The BBC's Jonathan Head says this was the biggest anti-war demonstration to take place so far in the world's most populous Muslim nation.

But he says that, despite the efforts of militants to use the conflict to mobilise the Muslim majority, it is not being seen as a war against Islam.

Islamic groups dominated the gathering, but Christians, Buddhists and people of other faiths could be seen among the demonstrators.

The peaceful family atmosphere was in stark contrast to the angry protests which greeted the United States operation in Afghanistan.

Chinese rally

China has held its first, officially sanctioned anti-war protest - although it may represent the smallest protest in any world capital to date.

Around 200 foreigners were permitted to shout anti-war slogans as they marched past the US embassy in Beijing on Sunday.
Anti-war protester flees from US base in Vicenza, Italy

But police ordered around 100 Chinese students to surrender their banners and blocked them from entering a park where local people had secured permission to demonstrate.

One Chinese man was hauled off for handing out anti-war leaflets, reported Reuters news agency.

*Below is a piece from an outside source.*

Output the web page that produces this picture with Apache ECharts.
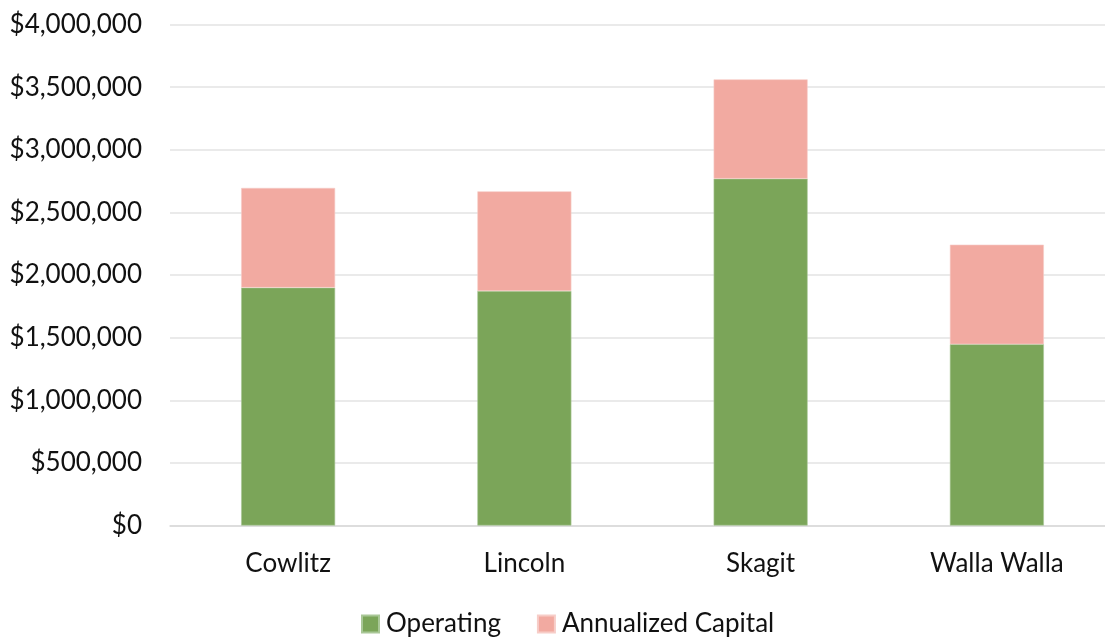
<!DOCTYPE html>
<html>
<head>
<meta charset="utf-8">
<script src="https://cdn.jsdelivr.net/npm/echarts@6/dist/echarts.min.js"></script>
<style>
  html, body { margin: 0; padding: 0; background: #fff; overflow: hidden; }
  #chart { width: 1115px; height: 637px; }
</style>
</head>
<body>
<div id="chart"></div>
<script>
// Cost per county, stacked: operating plus annualized capital
const counties = ['Cowlitz', 'Lincoln', 'Skagit', 'Walla Walla'];
const operating = [1899000, 1872000, 2769000, 1447000];
const annualizedCapital = [796000, 796000, 793000, 795000];
const yTicks = { min: 0, max: 4000000, step: 500000 };

const FONT = 'Lato, "Open Sans", sans-serif';
const TEXT = '#111111';
const chart = echarts.init(document.getElementById('chart'), null, { renderer: 'canvas' });

chart.setOption({
  animation: false,
  backgroundColor: '#ffffff',
  textStyle: { fontFamily: FONT },
  grid: { left: 170, right: 0, top: 24.5, bottom: 111.5 },
  legend: {
    left: 361,
    top: 611,
    padding: 0,
    itemWidth: 17,
    itemHeight: 17,
    itemGap: 36,
    icon: 'rect',
    textStyle: { fontFamily: FONT, fontSize: 26, lineHeight: 26, color: TEXT, padding: [0, 0, 0, 2] },
    data: ['Operating', 'Annualized Capital']
  },
  xAxis: {
    type: 'category',
    data: counties,
    axisTick: { show: false },
    axisLine: { lineStyle: { color: '#d9d9d9', width: 1.5 } },
    axisLabel: { fontFamily: FONT, fontSize: 26, color: TEXT, margin: 25 }
  },
  yAxis: {
    type: 'value',
    min: yTicks.min,
    max: yTicks.max,
    interval: yTicks.step,
    axisLine: { show: false },
    axisTick: { show: false },
    splitLine: { lineStyle: { color: '#e3e3e3', width: 1.5 } },
    axisLabel: {
      fontFamily: FONT,
      fontSize: 26,
      color: TEXT,
      margin: 28,
      formatter: v => '$' + v.toLocaleString('en-US')
    }
  },
  series: [
    {
      name: 'Operating',
      type: 'bar',
      stack: 'cost',
      barWidth: 94,
      data: operating,
      itemStyle: { color: '#7ba559', borderColor: '#a9c797', borderWidth: 0.6 }
    },
    {
      name: 'Annualized Capital',
      type: 'bar',
      stack: 'cost',
      barWidth: 94,
      data: annualizedCapital,
      itemStyle: { color: '#f2aaa1', borderColor: '#f7cdc8', borderWidth: 0.6 }
    }
  ]
});
</script>
</body>
</html>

Rallies have been taking place around the world since Friday, when mass demonstrations erupted in many Muslim states after traditional Friday Prayers.

Naked protest

Protesters' tactics have ranged from rallies under banners to a "die-in" in Genoa, where people lay down in busy streets to simulate Iraqis killed in air raids, to a naked march through the streets of Bogota.

In the US, the city of Boston held what observers said was the biggest march since the Vietnam War.

Protesters also turned out in Washington DC, while pro-army activists rallied in San Francisco and other cities.

Anti-war protester in Boston
The White House does not have total support at home
Latin America saw rallies in Santiago, Mexico City, Montevideo, Buenos Aires and Caracas after anti-war protests on Friday in Bogota and Lima.

  • In the Uruguayan capital, Montevideo, artists and sculptors displayed anti-war works in city squares while dance troupes joined protestors in the streets

  • Colombian students stripped naked in the rain to march through Bogota, bodies painted with anti-war messages

Human chain

Europe, a focus of anti-war feeling, saw demonstrations in many major cities and near US military facilities on Saturday.

  • "The Yankees are gangsters," one speaker told a rally in Moscow, asking who would be the next US target after Iraq.

  • In Rome, groups of demonstrators hung black sheets from the 16 bridges across the River Tiber as "mourning" for the war dead

  • At least 40,000 protestors were involved in a human chain in Germany, between the northern cities of Munster and Osnabrueck, 55 kms (35 miles) apart

  • About 23,000 took part in marches in Berlin, culminating in a rally in the Tiergarten park, and more Germans held protests in Stuttgart and Frankfurt, where 25 people were arrested as they tried to block the entrance to a US air base

  • Several thousand demonstrators marched through Paris in the fifth mass protest there since the war began, and peace marches were also held in Moscow, Budapest, Warsaw and Dublin



WATCH AND LISTEN
The BBC's Lainy Malkani reports from Jakarta
"Around 200,000 people...marched through the Indonesian capital Jakarta"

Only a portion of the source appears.